Immigrants, Trump, Pope Francis, and Two FilmsRoundup
tags: immigration, Pope Francis
Walter G. Moss is a professor emeritus of history at Eastern Michigan University. His most recent book is An Age of Progress?: Clashing Twentieth-Century Global Forces (2008). For a list of all his recent books and online publications, including many on Russian history and culture, go here: https://people.emich.edu/wmoss/pub.htm
I recently saw two films on Netflix that got me thinking about the whole question of immigrants. They were His House (2020), about a married couple who flee South Sudan, cross the Mediterranean Sea, and end up in England, and Atlantics (2019), about a young couple parted when the man leaves another African country, Senegal, to risk a perilous Atlantic-Ocean, small-boat voyage to Spain.
Meanwhile, Donald Trump, in one of his final presidential trips, went to Texas to give a speech near the US-Mexico border wall that he has reinforced and added to, primarily to prevent illegal immigrants from entering the USA. Ever since he announced that he was running for president in 2015, he has railed against illegal immigrants or even legal ones from countries he doesn’t like.
- “The Mexican Government is forcing their most unwanted people into the United States. They are, in many cases, criminals, drug dealers, rapists, etc” (2015).
- “Haiti? Why do we want people from Haiti [and Africa] here? Why do we want these people from all these shithole countries here? We should have more people from places like Norway” (2018).
During his years as president some 5,500 children of parents trying to enter the USA illegally were separated from their parents, many of whom were then deported without their children.
In His House enough pre-England scenes are provided for viewers to realize that its chief characters (Bol and his wife, Rial) fled South Sudan because of the violence there, and made the perilous small-boat journey across the Mediterranean to seek asylum in Europe. On the voyage they lost their daughter in the rough waters. Once in England in their government-prescribed house, their sea experiences continue to cause them nightmares; and they are haunted by ghosts and demons, which lead them to attack the walls of their house and displease the government officials with whom they deal.
Quick background research reveals that civil war (including ethnic killing) occurred in South Sudan between 2013 and early 2020. By mid-2018 about 400,000 people had been killed in the war, many resulting from ethnic conflicts, and some 2.5 million people had fled South Sudan.

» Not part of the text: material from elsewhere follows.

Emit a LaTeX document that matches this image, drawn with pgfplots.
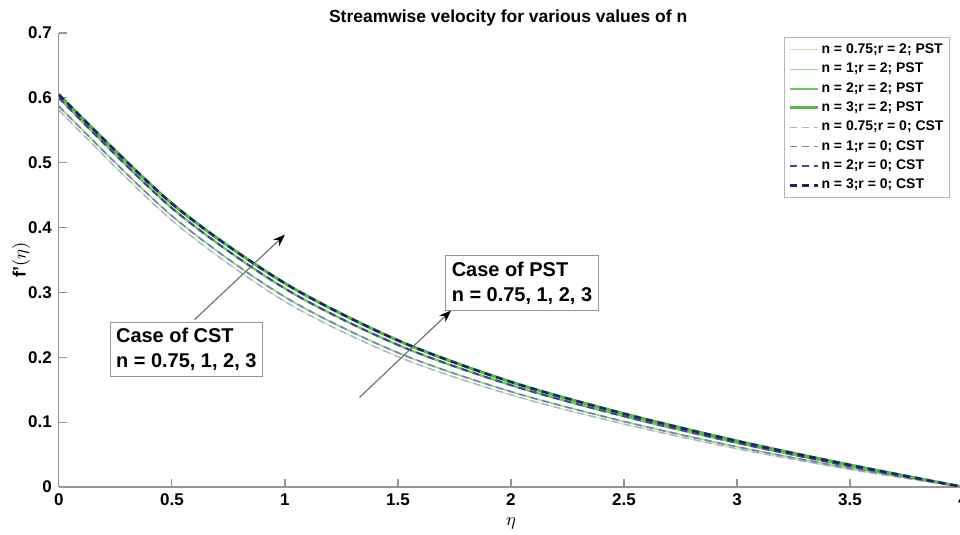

Violence, hunger and famine, and economic deterioration all contributed to the exodus.
The situation in Senegal, whose capital city, Dakar, is on Africa’s Atlantic coast, has not been as troubled as South Sudan, but still has enough problems to prod young men like Souleiman, the main male character in Atlantics, to risk his life in a small boat trying to get to Spain. He had been among a group of construction workers whose employer had not paid them for several months. (For more thorough reviews of His House and Atlantics, see here and here.)
In countries such as the USA, Germany, France, Spain, Italy, Great Britain, Austria, Hungary, Poland, and the Czech Republic right-wing political movements have strengthened as a result of opposition to increased refugees and other migrants. One of the right-wing’s most strenuous objections is that such immigrants often bring alien cultures and religions (like Islam) with them and resist accepting the ways of the countries in which they wish to reside.
In opposition to such right-wing reaction has been the voice of Pope Francis. On September 29, 2019, the Catholic Church’s 105th World Day of Migrants and Refugees, he celebrated Mass, preached, and inaugurated in the Vatican’s St. Peter’s Square a 20-foot tall bronze sculpture depicting 140 migrants and refugees from different historical periods, including Jews fleeing from Nazi Germany and, more recently, Syrians and Africans fleeing from war, poverty, and famine.
In his sermon, Francis said that “wars only affect some regions of the world, yet weapons of war are produced and sold in other regions which are then unwilling to take in the refugees produced by these conflicts. Those who pay the price are always the little ones, the poor, the most vulnerable. . . . Our response to the challenges posed by contemporary migration can be summed up in four verbs: welcome, protect, promote and integrate. . . . If we put those four verbs into practice, we will help build the city of God and man. We will promote the integral human development of all people. We will also help the world community to come closer to the goals of sustainable development that it has set for itself and that, lacking such an approach, will prove difficult to achieve.”